As more people look to purchase a property abroad, the number of villas, apartments or hotel resort suites increases. In fact, luxury properties in popular areas such as France, Spain and Cape Verde are providing investors with a steady rental income as well as a base for regular holidays.
This increased demand has led to a rise in developers building hotels where investors can purchase hotel rooms or suites. As a result, there are more opportunities to buy-off plan – in other words, purchase a property before it is even built. But, as with any investment, there are pros and cons to consider:
Pros of buying off-plan
Buying off-plan is a popular concept among overseas property investors. The biggest reason being that they can benefit from a highly competitive purchase price. Developers often offer discounts for investors who buy a property in the early stages plus, by the time the developer starts building, the property could also be worth up to 10% more than the original market value.
Secondly, investors looking at overseas properties from a lifestyle perspective can choose their own plot – getting carte blanche on the first phase. They can choose both their favourite property and preferred location. For example, an off-plan investor could buy a beach-front villa with a sea view. This type of property is usually sold to savvy investors well in advance of being built.
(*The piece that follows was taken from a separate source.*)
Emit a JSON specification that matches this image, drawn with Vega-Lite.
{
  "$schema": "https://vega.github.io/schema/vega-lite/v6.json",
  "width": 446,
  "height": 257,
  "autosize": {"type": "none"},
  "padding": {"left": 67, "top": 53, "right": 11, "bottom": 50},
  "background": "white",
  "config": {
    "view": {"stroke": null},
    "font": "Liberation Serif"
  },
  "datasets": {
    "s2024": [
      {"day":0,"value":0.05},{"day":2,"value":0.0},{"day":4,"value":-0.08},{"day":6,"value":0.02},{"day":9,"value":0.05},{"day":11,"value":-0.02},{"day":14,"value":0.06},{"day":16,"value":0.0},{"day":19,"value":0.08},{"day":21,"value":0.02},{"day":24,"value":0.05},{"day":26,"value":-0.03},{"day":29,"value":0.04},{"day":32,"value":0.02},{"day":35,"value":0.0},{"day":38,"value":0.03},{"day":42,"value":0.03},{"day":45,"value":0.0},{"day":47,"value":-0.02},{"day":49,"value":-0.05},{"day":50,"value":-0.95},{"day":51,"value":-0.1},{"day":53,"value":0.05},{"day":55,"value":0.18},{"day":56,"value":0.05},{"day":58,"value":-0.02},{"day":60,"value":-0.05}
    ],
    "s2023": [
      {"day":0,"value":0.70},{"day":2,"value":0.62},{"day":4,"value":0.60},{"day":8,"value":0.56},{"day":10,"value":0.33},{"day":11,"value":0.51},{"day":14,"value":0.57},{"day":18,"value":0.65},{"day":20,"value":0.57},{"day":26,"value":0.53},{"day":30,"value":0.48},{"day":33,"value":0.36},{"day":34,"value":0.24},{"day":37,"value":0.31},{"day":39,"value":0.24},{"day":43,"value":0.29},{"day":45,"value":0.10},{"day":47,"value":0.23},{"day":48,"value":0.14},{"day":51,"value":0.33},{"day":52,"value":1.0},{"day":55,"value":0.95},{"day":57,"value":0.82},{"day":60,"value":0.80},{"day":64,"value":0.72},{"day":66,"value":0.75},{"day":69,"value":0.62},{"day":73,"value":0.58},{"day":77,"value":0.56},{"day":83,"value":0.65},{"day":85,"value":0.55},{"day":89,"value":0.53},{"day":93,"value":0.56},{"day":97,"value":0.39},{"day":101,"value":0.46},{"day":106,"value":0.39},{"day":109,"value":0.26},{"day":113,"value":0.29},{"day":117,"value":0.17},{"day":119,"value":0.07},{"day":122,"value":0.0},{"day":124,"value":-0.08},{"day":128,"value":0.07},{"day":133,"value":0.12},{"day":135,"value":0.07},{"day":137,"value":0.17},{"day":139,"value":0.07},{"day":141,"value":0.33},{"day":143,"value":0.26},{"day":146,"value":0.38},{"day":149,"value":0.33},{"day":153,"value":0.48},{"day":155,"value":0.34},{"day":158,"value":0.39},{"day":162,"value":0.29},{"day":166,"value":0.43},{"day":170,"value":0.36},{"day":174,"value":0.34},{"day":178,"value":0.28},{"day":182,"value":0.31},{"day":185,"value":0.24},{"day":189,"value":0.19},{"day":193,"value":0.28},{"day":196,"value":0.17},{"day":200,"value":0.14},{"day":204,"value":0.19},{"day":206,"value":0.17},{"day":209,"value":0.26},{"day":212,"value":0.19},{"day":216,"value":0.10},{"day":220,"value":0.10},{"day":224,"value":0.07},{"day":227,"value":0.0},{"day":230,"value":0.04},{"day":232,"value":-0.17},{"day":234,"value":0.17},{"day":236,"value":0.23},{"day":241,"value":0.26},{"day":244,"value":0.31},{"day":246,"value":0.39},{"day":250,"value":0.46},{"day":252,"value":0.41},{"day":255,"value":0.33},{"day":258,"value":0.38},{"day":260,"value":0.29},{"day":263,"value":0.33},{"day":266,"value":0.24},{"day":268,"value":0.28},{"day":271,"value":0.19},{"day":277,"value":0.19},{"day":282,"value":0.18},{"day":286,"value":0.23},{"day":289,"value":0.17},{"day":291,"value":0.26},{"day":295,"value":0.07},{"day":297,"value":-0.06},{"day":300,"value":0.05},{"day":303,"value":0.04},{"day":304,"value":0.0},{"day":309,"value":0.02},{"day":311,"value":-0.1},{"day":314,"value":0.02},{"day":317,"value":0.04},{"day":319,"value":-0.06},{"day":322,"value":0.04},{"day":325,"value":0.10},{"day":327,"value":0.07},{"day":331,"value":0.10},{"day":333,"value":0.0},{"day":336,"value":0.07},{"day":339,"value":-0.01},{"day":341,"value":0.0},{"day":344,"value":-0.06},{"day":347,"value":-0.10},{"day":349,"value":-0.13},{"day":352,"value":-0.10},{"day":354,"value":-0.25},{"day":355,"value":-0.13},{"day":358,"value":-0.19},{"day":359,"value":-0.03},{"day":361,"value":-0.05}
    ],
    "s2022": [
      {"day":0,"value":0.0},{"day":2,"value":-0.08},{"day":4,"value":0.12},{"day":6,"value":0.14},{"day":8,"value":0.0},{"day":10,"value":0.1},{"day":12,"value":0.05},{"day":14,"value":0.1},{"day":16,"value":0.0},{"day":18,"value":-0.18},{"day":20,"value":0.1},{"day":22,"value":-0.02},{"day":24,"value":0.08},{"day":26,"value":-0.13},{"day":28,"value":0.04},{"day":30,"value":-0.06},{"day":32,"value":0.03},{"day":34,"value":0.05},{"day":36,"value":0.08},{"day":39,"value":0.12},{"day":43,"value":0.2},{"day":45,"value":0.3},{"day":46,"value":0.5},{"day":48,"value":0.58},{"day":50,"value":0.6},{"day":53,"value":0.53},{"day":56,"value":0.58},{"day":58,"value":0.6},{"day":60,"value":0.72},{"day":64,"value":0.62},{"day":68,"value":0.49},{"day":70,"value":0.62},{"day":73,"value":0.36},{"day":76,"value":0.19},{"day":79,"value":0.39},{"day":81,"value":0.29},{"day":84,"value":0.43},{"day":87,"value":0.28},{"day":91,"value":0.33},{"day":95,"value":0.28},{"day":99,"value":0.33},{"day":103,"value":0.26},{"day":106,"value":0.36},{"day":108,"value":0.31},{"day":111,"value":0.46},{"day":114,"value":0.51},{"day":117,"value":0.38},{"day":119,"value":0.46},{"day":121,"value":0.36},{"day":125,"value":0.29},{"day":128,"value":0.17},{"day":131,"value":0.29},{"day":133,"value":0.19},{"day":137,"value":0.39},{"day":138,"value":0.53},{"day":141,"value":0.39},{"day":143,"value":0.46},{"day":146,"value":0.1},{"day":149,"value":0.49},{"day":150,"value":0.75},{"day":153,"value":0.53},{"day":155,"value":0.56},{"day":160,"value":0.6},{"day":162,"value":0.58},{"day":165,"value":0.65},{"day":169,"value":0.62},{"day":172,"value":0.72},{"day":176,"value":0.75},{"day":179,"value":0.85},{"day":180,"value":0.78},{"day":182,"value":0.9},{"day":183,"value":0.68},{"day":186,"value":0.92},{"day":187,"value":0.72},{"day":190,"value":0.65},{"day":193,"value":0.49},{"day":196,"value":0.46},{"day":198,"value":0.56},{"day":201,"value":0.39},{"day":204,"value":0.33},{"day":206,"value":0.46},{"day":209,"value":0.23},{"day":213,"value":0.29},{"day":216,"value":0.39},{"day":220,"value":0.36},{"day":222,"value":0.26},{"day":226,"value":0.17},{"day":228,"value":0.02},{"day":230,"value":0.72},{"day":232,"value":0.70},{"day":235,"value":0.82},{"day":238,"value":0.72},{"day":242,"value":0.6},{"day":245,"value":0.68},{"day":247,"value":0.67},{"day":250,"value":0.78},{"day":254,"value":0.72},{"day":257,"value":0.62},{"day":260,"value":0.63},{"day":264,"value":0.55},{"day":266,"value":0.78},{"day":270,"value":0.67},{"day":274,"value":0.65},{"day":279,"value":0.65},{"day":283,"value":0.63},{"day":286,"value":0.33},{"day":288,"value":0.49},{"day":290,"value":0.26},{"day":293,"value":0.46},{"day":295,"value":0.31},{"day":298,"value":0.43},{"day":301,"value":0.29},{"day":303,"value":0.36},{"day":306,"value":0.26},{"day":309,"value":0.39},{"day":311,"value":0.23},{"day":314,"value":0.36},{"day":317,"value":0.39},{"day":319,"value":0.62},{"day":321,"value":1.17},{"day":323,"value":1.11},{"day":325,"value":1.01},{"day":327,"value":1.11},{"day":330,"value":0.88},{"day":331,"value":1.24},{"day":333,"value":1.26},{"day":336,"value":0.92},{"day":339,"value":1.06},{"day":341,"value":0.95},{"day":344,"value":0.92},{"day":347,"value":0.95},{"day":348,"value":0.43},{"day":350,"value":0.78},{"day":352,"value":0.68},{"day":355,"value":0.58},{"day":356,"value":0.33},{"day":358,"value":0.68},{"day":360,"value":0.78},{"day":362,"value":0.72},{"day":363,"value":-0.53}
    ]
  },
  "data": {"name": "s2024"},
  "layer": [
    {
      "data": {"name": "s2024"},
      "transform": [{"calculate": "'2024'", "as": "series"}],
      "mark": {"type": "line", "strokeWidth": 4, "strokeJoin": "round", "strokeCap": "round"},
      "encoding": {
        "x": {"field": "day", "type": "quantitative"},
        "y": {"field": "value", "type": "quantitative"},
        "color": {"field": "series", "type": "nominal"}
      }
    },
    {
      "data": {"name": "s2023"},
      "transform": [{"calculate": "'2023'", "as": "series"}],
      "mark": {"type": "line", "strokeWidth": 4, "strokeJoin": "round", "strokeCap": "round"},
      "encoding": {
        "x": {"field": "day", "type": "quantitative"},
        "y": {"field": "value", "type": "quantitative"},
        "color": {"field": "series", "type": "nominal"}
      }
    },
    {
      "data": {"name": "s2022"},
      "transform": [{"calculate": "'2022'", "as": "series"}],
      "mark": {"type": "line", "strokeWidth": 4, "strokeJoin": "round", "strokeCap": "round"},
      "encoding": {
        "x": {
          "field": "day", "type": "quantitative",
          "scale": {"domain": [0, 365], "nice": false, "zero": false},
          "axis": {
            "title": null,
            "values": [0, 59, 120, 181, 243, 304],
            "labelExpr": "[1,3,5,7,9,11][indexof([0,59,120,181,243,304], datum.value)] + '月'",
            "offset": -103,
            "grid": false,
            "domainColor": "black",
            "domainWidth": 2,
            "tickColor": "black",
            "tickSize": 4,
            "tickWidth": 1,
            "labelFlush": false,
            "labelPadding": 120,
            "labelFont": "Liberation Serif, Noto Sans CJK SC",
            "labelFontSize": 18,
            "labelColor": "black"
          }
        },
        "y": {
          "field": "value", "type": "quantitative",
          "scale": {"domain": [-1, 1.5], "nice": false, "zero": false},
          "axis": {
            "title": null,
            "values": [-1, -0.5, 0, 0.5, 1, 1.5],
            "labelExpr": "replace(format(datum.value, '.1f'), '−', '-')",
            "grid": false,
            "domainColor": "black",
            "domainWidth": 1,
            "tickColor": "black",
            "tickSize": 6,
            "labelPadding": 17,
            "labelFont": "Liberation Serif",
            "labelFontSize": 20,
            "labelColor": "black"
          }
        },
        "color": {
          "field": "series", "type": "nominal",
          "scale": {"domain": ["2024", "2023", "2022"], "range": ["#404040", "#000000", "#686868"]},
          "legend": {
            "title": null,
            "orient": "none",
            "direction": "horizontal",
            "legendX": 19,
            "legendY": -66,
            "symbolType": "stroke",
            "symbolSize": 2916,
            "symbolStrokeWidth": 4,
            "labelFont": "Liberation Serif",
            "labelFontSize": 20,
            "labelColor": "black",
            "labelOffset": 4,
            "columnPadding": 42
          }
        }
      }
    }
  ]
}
Another advantage is that off-plan properties can bring instant returns and a high level of security. Some developers guarantee an off-plan incentive of as much as 7% per annum return during the construction phase. Furthermore, some offer off-plan investors a minimum of 5% net rental yield once the resort has opened and, should they wish to exit, be given the option for the developer to resell the property on their behalf after five years.
Cons of buying off-plan
Buying a property that hasn’t yet been built is a risk strategy. Essentially, it’s perceived as a risk because, in the unlikely event that the developer goes bust, the investor could lose their money. More often than not, though, the rewards outweigh the risks, but it’s essential that investors work with a developer that has a proven track record on completing and operating properties.
Another disadvantage is that potential investors will have to rely on CGIs, plans and brochures when choosing to buy a property off-plan. This isn’t tangible, because many people want to be able to physically see and touch it. One way of getting around this is to choose a developer that has already built resorts, allowing investors to inspect the quality of similar properties.
Finally, developers are allowed to tweak their plans such as changing a kitchen’s layout in an apartment. While adjustments may impact an investor’s original preference, this is true of any off-plan property – whether in the UK or abroad. There are also regulations in place to ensure that any tweaks are small, and a good developer will ensure the changes are communicated throughout.
In summary, buying off-plan is a risk vs reward strategy. However, with the right amount of research and guidance from experts in the know, investors can reap the rewards and enjoy long-term investments.